Equally, the schools have great responsibilities. The hon. Member for Battersea quoted one or two cases of school teachers reporting that children were getting up at 4.30 in the morning, working in dairies, coming to school exhausted and performing substantially below par. That is deplorable, if it is true. In cases such as those the schools have a clear duty to act. If schools suspect that children are being exploited and that the law is being broken they can notify parents about what is and is not permissible. Or they can take the matter up with individual parents through the education welfare service. Where a child's education clearly is being adversely affected by employment, the school should report the matter to the local education authority under section 59 of the Education Act 1944—the great Butler Act. The authority has power to prohibit an employer from employing a child and it also has power 1200 to impose restrictions. One wonders whether education authorities remind themselves often enough of their duties in this context.
The hon. Gentleman will know that the Employment of Children Act 1973 provides for the Secretary of State to make national regulations to replace local authority byelaws. He has asked that, in an attempt to solve the problem, this Act should be implemented. Certainly byelaws have to be confirmed by the Secretary of State for Social Services and we have achieved a considerable measure of uniformity since 1973. Local authority associations were consulted in 1975 and again in 1977 on the implementation of this Act, but it was concluded that, because of the resource implications for local authorities, the introduction of all the Act's provisions could not then be justified.
I am afraid that I have to tell the hon. Gentleman that, for exactly the same reasons as were apparent in 1975 and 1977, it is today still considered to be inappropriate to impose these further responsibilities on local authorities. It is for local authorities to ascertain priorities within the available resources for enforcement. However, that is not to say that, because this Act has not been implemented, a great deal cannot be done. The hon. Gentleman was brief, and I welcome that because it has given me the opportunity to put on the record, in an integrated manner, the whole picture as the Government see it.

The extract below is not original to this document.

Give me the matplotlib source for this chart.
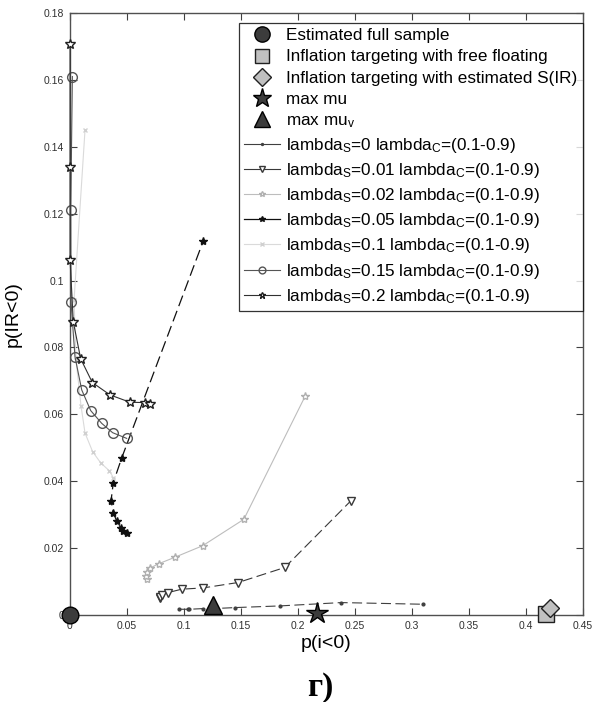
#!/usr/bin/env python3
"""
Trade-off chart: p(i<0) vs p(IR<0) for several lambda_S settings
"""

import matplotlib
matplotlib.use("Agg")
import matplotlib.pyplot as plt
from matplotlib.lines import Line2D

plt.rcParams['font.family'] = ['Liberation Sans', 'DejaVu Sans']
plt.rcParams['mathtext.fontset'] = 'custom'
plt.rcParams['mathtext.rm'] = 'Liberation Sans'
plt.rcParams['mathtext.it'] = 'Liberation Sans:italic'

# --- data ---
x_ls0 = [0.0958, 0.1037, 0.1050, 0.1168, 0.1260, 0.1448, 0.1842, 0.2380, 0.3100]
y_ls0 = [0.0017, 0.0017, 0.0017, 0.0019, 0.0019, 0.0022, 0.0027, 0.0037, 0.0032]

x_ls001 = [0.0790, 0.0792, 0.0806, 0.0864, 0.0982, 0.1173, 0.1477, 0.1886, 0.2464]
y_ls001 = [0.0050, 0.0054, 0.0060, 0.0067, 0.0077, 0.0081, 0.0097, 0.0142, 0.0341]

x_ls002 = [0.0680, 0.0669, 0.0680, 0.0704, 0.0780, 0.0926, 0.1166, 0.1527, 0.2067]
y_ls002 = [0.0107, 0.0117, 0.0127, 0.0140, 0.0153, 0.0173, 0.0207, 0.0286, 0.0656]

x_ls005 = [0.0500, 0.0472, 0.0450, 0.0412, 0.0383, 0.0363, 0.0383, 0.0456, 0.1171]
y_ls005 = [0.0244, 0.0251, 0.0259, 0.0281, 0.0306, 0.0341, 0.0396, 0.0469, 0.1118]

x_ls01 = [0.0135, 0.0039, 0.0056, 0.0100, 0.0135, 0.0202, 0.0272, 0.0348, 0.0384]
y_ls01 = [0.1450, 0.0942, 0.0763, 0.0625, 0.0544, 0.0488, 0.0455, 0.0431, 0.0410]

x_ls015 = [0.0024, 0.0010, 0.0012, 0.0047, 0.0106, 0.0185, 0.0281, 0.0377, 0.0500]
y_ls015 = [0.1610, 0.1210, 0.0937, 0.0772, 0.0673, 0.0611, 0.0573, 0.0545, 0.0528]

x_ls02 = [0.0004, 0.0004, 0.0004, 0.0032, 0.0097, 0.0199, 0.0354, 0.0529, 0.0660, 0.0704]
y_ls02 = [0.1707, 0.1340, 0.1062, 0.0877, 0.0766, 0.0695, 0.0658, 0.0636, 0.0635, 0.0631]

# single reference points
full_sample = (0.0, 0.0)
it_free_float = (0.4177, 0.0003)
it_estimated = (0.4210, 0.0020)
max_mu = (0.2165, 0.0005)
max_mu_v = (0.1260, 0.0030)

x_ticks = [0, 0.05, 0.1, 0.15, 0.2, 0.25, 0.3, 0.35, 0.4, 0.45]
x_tick_labels = ['0', '0.05', '0.1', '0.15', '0.2', '0.25', '0.3', '0.35', '0.4', '0.45']
y_ticks = [0, 0.02, 0.04, 0.06, 0.08, 0.1, 0.12, 0.14, 0.16, 0.18]
y_tick_labels = ['0', '0.02', '0.04', '0.06', '0.08', '0.1', '0.12', '0.14', '0.16', '0.18']

series_labels = [
    r'lambda$_\mathrm{S}$=0 lambda$_\mathrm{C}$=(0.1-0.9)',
    r'lambda$_\mathrm{S}$=0.01 lambda$_\mathrm{C}$=(0.1-0.9)',
    r'lambda$_\mathrm{S}$=0.02 lambda$_\mathrm{C}$=(0.1-0.9)',
    r'lambda$_\mathrm{S}$=0.05 lambda$_\mathrm{C}$=(0.1-0.9)',
    r'lambda$_\mathrm{S}$=0.1 lambda$_\mathrm{C}$=(0.1-0.9)',
    r'lambda$_\mathrm{S}$=0.15 lambda$_\mathrm{C}$=(0.1-0.9)',
    r'lambda$_\mathrm{S}$=0.2 lambda$_\mathrm{C}$=(0.1-0.9)',
]

fig = plt.figure(figsize=(6.08, 7.02), dpi=100)
ax = fig.add_axes([0.1145, 0.124, 0.8445, 0.8575])

dash = (0, (9, 4))
styles = [
    dict(color='#404040', marker='.', ms=4, mfc='#404040', mec='#404040', ls=dash, lw=0.8),
    dict(color='#383838', marker='v', ms=6, mfc='white', mec='#383838', ls=dash, lw=0.8),
    dict(color='#bdbdbd', marker='*', ms=6, mfc='white', mec='#b0b0b0', ls='-', lw=0.8),
    dict(color='#101010', marker='*', ms=6, mfc='#101010', mec='#101010', ls=dash, lw=0.9),
    dict(color='#dadada', marker='x', ms=3.5, mfc='#d0d0d0', mec='#d0d0d0', ls='-', lw=0.8),
    dict(color='#555555', marker='o', ms=7, mfc='none', mec='#555555', ls='-', lw=0.8),
    dict(color='#303030', marker='*', ms=7, mfc='white', mec='#202020', ls='-', lw=0.8),
]
series = [(x_ls0, y_ls0), (x_ls001, y_ls001), (x_ls002, y_ls002), (x_ls005, y_ls005),
          (x_ls01, y_ls01), (x_ls015, y_ls015), (x_ls02, y_ls02)]

for (xs, ys), st in zip(series, styles):
    ax.plot(xs, ys, clip_on=False, zorder=3, **st)

ax.plot(*full_sample, marker='o', ms=12, color='#3c3c3c', mec='black', ls='none', clip_on=False, zorder=6)
ax.plot(*it_free_float, marker='s', ms=11, color='#c0c0c0', mec='#202020', ls='none', clip_on=False, zorder=6)
ax.plot(*it_estimated, marker='D', ms=9, color='#c0c0c0', mec='#202020', ls='none', clip_on=False, zorder=7)
ax.plot(*max_mu, marker='*', ms=16, color='#3c3c3c', mec='black', ls='none', clip_on=False, zorder=6)
ax.plot(*max_mu_v, marker='^', ms=13, color='#3c3c3c', mec='black', ls='none', clip_on=False, zorder=6)

ax.set_xlim(0, 0.45)
ax.set_ylim(0, 0.18)
ax.set_xticks(x_ticks)
ax.set_xticklabels(x_tick_labels)
ax.set_yticks(y_ticks)
ax.set_yticklabels(y_tick_labels)
ax.tick_params(direction='in', length=5, width=0.8, top=True, right=True,
               labelsize=7.5, labelcolor='#303030', color='#404040', pad=4)
for sp in ax.spines.values():
    sp.set_color('#505050')
    sp.set_linewidth(1.0)

ax.set_xlabel('p(i<0)', fontsize=14, labelpad=3)
ax.set_ylabel('p(IR<0)', fontsize=14, labelpad=16)

# legend with solid sample lines
handles = [
    Line2D([], [], marker='o', ms=11, color='#3c3c3c', mec='black', ls='none'),
    Line2D([], [], marker='s', ms=10, color='#c0c0c0', mec='#202020', ls='none'),
    Line2D([], [], marker='D', ms=9, color='#c0c0c0', mec='#202020', ls='none'),
    Line2D([], [], marker='*', ms=14, color='#3c3c3c', mec='black', ls='none'),
    Line2D([], [], marker='^', ms=11, color='#3c3c3c', mec='black', ls='none'),
]
for st in styles:
    s = dict(st)
    s['ls'] = '-'
    s['ms'] = s['ms'] * 0.7
    handles.append(Line2D([], [], **s))
labels = ['Estimated full sample', 'Inflation targeting with free floating',
          'Inflation targeting with estimated S(IR)', 'max mu', r'max mu$_\mathrm{v}$'] + series_labels

leg = ax.legend(handles, labels, loc='upper right', bbox_to_anchor=(0.999, 0.983),
                fontsize=12.3, frameon=True, fancybox=False, edgecolor='black',
                borderpad=0.3, labelspacing=0.36, handlelength=2.1, handletextpad=0.35,
                borderaxespad=0, numpoints=1)
leg.get_frame().set_linewidth(0.9)
leg.set_zorder(10)

fig.text(0.527, 0.02, 'г)', fontsize=24, fontweight='bold', family='Liberation Serif',
         ha='center', va='center')

fig.savefig('out.png', dpi=100)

To say that simply because we cannot implement all the provisions of the 1973 Act means that nothing can be done is flying in the face of the legislation. It is also flying in the face of the responsibilities of parents and of education authorities. I hope that education authorities are considering whether they are acting as effectively as they can in this context; whether teachers are reporting children at educational risk and whether the authorities are acting crisply and quickly enough and disseminating their decisions widely in the local environment so that there is a demonstration of concern that would inhibit other employers from exploiting young children.
My hon. Friend the Under-Secretary of State for Employment has asked the Health and Safety Commission to assess the implications of the Low Pay Unit's report on aspects of its responsibilities. I suspect that the hon. Gentleman will find a most concerned response from the Government to that important report. We may not agree in every respect, but we are grateful for the report, as it has stirred a measure of public debate. It has allowed us to say to education authorities and others that not only do they have duties, they have powers to do things.
The hon. Gentleman will be most interested in these findings, as we are in Government. We continue to do what we can within a free society and within the family framework of this country to ensure that young children who work are not exploited, that their safety is looked after, that they are well paid and that they are not made use of.
§ Question put and agreed to.
§ Adjourned accordingly at seven minutes past One o' clock.